**Job:** Repeat all of the material below exactly as written, images excluded.

**Material:**
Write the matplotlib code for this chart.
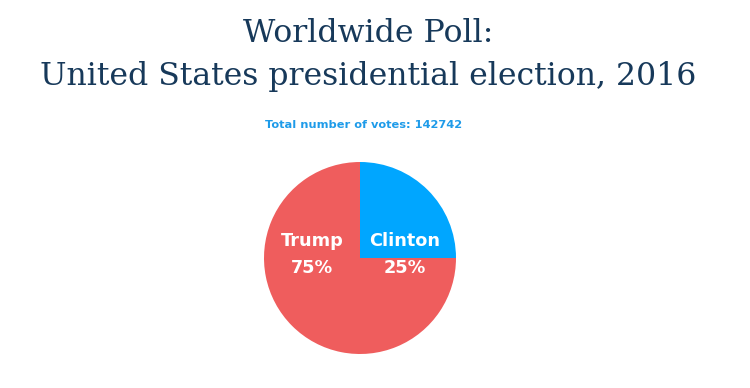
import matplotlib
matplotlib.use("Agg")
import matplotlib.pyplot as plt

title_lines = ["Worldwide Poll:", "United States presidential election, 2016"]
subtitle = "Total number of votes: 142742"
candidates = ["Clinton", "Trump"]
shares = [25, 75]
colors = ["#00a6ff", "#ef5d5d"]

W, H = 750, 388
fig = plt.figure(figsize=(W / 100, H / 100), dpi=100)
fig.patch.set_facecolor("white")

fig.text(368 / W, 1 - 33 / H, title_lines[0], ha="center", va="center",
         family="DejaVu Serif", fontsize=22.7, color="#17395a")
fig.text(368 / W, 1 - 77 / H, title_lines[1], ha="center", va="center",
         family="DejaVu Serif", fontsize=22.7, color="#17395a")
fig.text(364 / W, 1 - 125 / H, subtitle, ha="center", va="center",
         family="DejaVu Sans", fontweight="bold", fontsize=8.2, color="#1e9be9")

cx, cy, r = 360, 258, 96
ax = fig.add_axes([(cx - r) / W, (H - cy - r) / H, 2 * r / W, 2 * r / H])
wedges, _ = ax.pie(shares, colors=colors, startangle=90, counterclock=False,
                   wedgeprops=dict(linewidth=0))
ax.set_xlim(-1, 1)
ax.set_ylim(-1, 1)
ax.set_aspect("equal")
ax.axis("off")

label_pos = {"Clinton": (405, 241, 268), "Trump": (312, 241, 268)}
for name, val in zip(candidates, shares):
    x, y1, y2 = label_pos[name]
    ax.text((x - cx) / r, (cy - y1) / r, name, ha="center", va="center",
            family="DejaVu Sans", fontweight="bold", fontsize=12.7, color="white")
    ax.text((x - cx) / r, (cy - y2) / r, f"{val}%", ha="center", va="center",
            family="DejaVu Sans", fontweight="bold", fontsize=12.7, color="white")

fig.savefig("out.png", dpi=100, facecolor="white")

**The result:**
Write the matplotlib code for this chart.
import matplotlib
matplotlib.use("Agg")
import matplotlib.pyplot as plt

title_lines = ["Worldwide Poll:", "United States presidential election, 2016"]
subtitle = "Total number of votes: 142742"
candidates = ["Clinton", "Trump"]
shares = [25, 75]
colors = ["#00a6ff", "#ef5d5d"]

W, H = 750, 388
fig = plt.figure(figsize=(W / 100, H / 100), dpi=100)
fig.patch.set_facecolor("white")

fig.text(368 / W, 1 - 33 / H, title_lines[0], ha="center", va="center",
         family="DejaVu Serif", fontsize=22.7, color="#17395a")
fig.text(368 / W, 1 - 77 / H, title_lines[1], ha="center", va="center",
         family="DejaVu Serif", fontsize=22.7, color="#17395a")
fig.text(364 / W, 1 - 125 / H, subtitle, ha="center", va="center",
         family="DejaVu Sans", fontweight="bold", fontsize=8.2, color="#1e9be9")

cx, cy, r = 360, 258, 96
ax = fig.add_axes([(cx - r) / W, (H - cy - r) / H, 2 * r / W, 2 * r / H])
wedges, _ = ax.pie(shares, colors=colors, startangle=90, counterclock=False,
                   wedgeprops=dict(linewidth=0))
ax.set_xlim(-1, 1)
ax.set_ylim(-1, 1)
ax.set_aspect("equal")
ax.axis("off")

label_pos = {"Clinton": (405, 241, 268), "Trump": (312, 241, 268)}
for name, val in zip(candidates, shares):
    x, y1, y2 = label_pos[name]
    ax.text((x - cx) / r, (cy - y1) / r, name, ha="center", va="center",
            family="DejaVu Sans", fontweight="bold", fontsize=12.7, color="white")
    ax.text((x - cx) / r, (cy - y2) / r, f"{val}%", ha="center", va="center",
            family="DejaVu Sans", fontweight="bold", fontsize=12.7, color="white")

fig.savefig("out.png", dpi=100, facecolor="white")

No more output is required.